[BEGIN]
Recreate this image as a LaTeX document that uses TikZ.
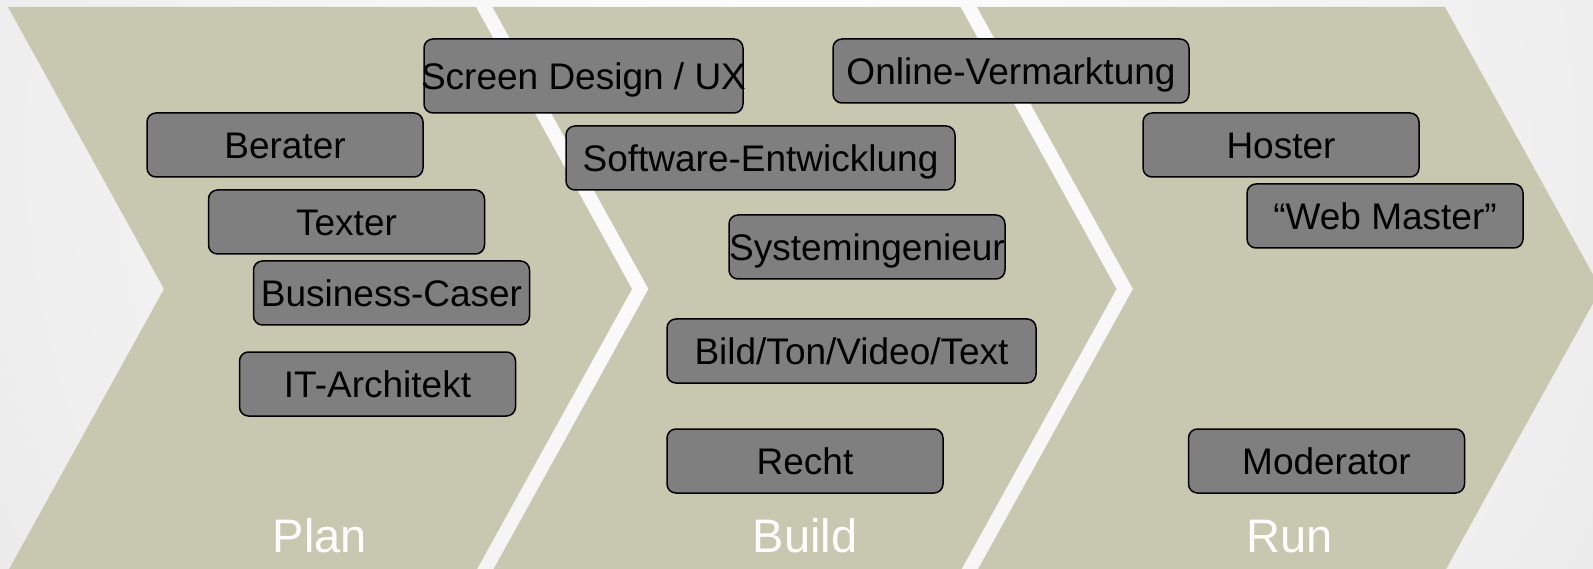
\documentclass[tikz,border=0pt]{standalone}
\usepackage{fontspec}
\setmainfont{Liberation Sans}
\definecolor{chev}{RGB}{200,200,177}
\definecolor{boxgray}{RGB}{127,127,127}
\begin{document}
\begin{tikzpicture}[x=1pt,y=-1pt,
  role/.style={draw=black, line width=1.5pt, fill=boxgray, rounded corners=9pt,
    inner sep=0pt, text height=26.5pt, text depth=0pt,
    font=\fontsize{37}{40}\selectfont, text=black},
  rolestd/.style={role, minimum width=276pt, minimum height=64pt},
  phase/.style={font=\fontsize{47}{50}\selectfont, text=white, anchor=base, inner sep=0pt}]
\useasboundingbox (0,0) rectangle (1593,569);
\begin{scope}
  \clip (0,0) rectangle (1593,569);
  \shade[inner color=white, outer color=gray!30] (800,150) circle (1800);
  \foreach \dx in {0,484.5,969}{
    \fill[chev, xshift=\dx pt] (8,7) -- (476,7) -- (632,289) -- (476,571) -- (8,571) -- (164,289) -- cycle;
  }
\end{scope}
% Plan
\node[rolestd] (berater) at (285,145) {\makebox[0pt]{Berater}};
\node[rolestd] (texter) at (346.5,222) {\makebox[0pt]{Texter}};
\node[rolestd] (business) at (391.5,293) {\makebox[0pt]{Business-Caser}};
\node[rolestd] (itarch) at (377.5,384) {\makebox[0pt]{IT-Architekt}};
% Build
\node[role, minimum width=389pt, minimum height=64pt] (software) at (760.5,158) {\makebox[0pt]{Software-Entwicklung}};
\node[rolestd] (system) at (867,247) {\makebox[0pt]{Systemingenieur}};
\node[role, minimum width=369pt, minimum height=64pt] (bild) at (851.5,351) {\makebox[0pt]{Bild/Ton/Video/Text}};
\node[rolestd] (recht) at (805,461) {\makebox[0pt]{Recht}};
\node[role, minimum width=319pt, minimum height=74pt] (screen) at (583.5,76) {\makebox[0pt]{Screen Design / UX}};
\node[role, minimum width=356pt, minimum height=64pt] (online) at (1011,71) {\makebox[0pt]{Online-Vermarktung}};
% Run
\node[rolestd] (hoster) at (1281,145) {\makebox[0pt]{Hoster}};
\node[rolestd] (webmaster) at (1385,216) {\makebox[0pt]{“Web Master”}};
\node[rolestd] (moderator) at (1326.5,461) {\makebox[0pt]{Moderator}};
% phase labels
\node[phase] (plan) at (320,552) {Plan};
\node[phase] (build) at (805,552) {Build};
\node[phase] (run) at (1290,552) {Run};
\end{tikzpicture}
\end{document}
[END]
Description of the task – Quote the full listing above word for word; exclude every picture from the copy.

Correct result –
Recreate this image as a LaTeX document that uses TikZ.
\documentclass[tikz,border=0pt]{standalone}
\usepackage{fontspec}
\setmainfont{Liberation Sans}
\definecolor{chev}{RGB}{200,200,177}
\definecolor{boxgray}{RGB}{127,127,127}
\begin{document}
\begin{tikzpicture}[x=1pt,y=-1pt,
  role/.style={draw=black, line width=1.5pt, fill=boxgray, rounded corners=9pt,
    inner sep=0pt, text height=26.5pt, text depth=0pt,
    font=\fontsize{37}{40}\selectfont, text=black},
  rolestd/.style={role, minimum width=276pt, minimum height=64pt},
  phase/.style={font=\fontsize{47}{50}\selectfont, text=white, anchor=base, inner sep=0pt}]
\useasboundingbox (0,0) rectangle (1593,569);
\begin{scope}
  \clip (0,0) rectangle (1593,569);
  \shade[inner color=white, outer color=gray!30] (800,150) circle (1800);
  \foreach \dx in {0,484.5,969}{
    \fill[chev, xshift=\dx pt] (8,7) -- (476,7) -- (632,289) -- (476,571) -- (8,571) -- (164,289) -- cycle;
  }
\end{scope}
% Plan
\node[rolestd] (berater) at (285,145) {\makebox[0pt]{Berater}};
\node[rolestd] (texter) at (346.5,222) {\makebox[0pt]{Texter}};
\node[rolestd] (business) at (391.5,293) {\makebox[0pt]{Business-Caser}};
\node[rolestd] (itarch) at (377.5,384) {\makebox[0pt]{IT-Architekt}};
% Build
\node[role, minimum width=389pt, minimum height=64pt] (software) at (760.5,158) {\makebox[0pt]{Software-Entwicklung}};
\node[rolestd] (system) at (867,247) {\makebox[0pt]{Systemingenieur}};
\node[role, minimum width=369pt, minimum height=64pt] (bild) at (851.5,351) {\makebox[0pt]{Bild/Ton/Video/Text}};
\node[rolestd] (recht) at (805,461) {\makebox[0pt]{Recht}};
\node[role, minimum width=319pt, minimum height=74pt] (screen) at (583.5,76) {\makebox[0pt]{Screen Design / UX}};
\node[role, minimum width=356pt, minimum height=64pt] (online) at (1011,71) {\makebox[0pt]{Online-Vermarktung}};
% Run
\node[rolestd] (hoster) at (1281,145) {\makebox[0pt]{Hoster}};
\node[rolestd] (webmaster) at (1385,216) {\makebox[0pt]{“Web Master”}};
\node[rolestd] (moderator) at (1326.5,461) {\makebox[0pt]{Moderator}};
% phase labels
\node[phase] (plan) at (320,552) {Plan};
\node[phase] (build) at (805,552) {Build};
\node[phase] (run) at (1290,552) {Run};
\end{tikzpicture}
\end{document}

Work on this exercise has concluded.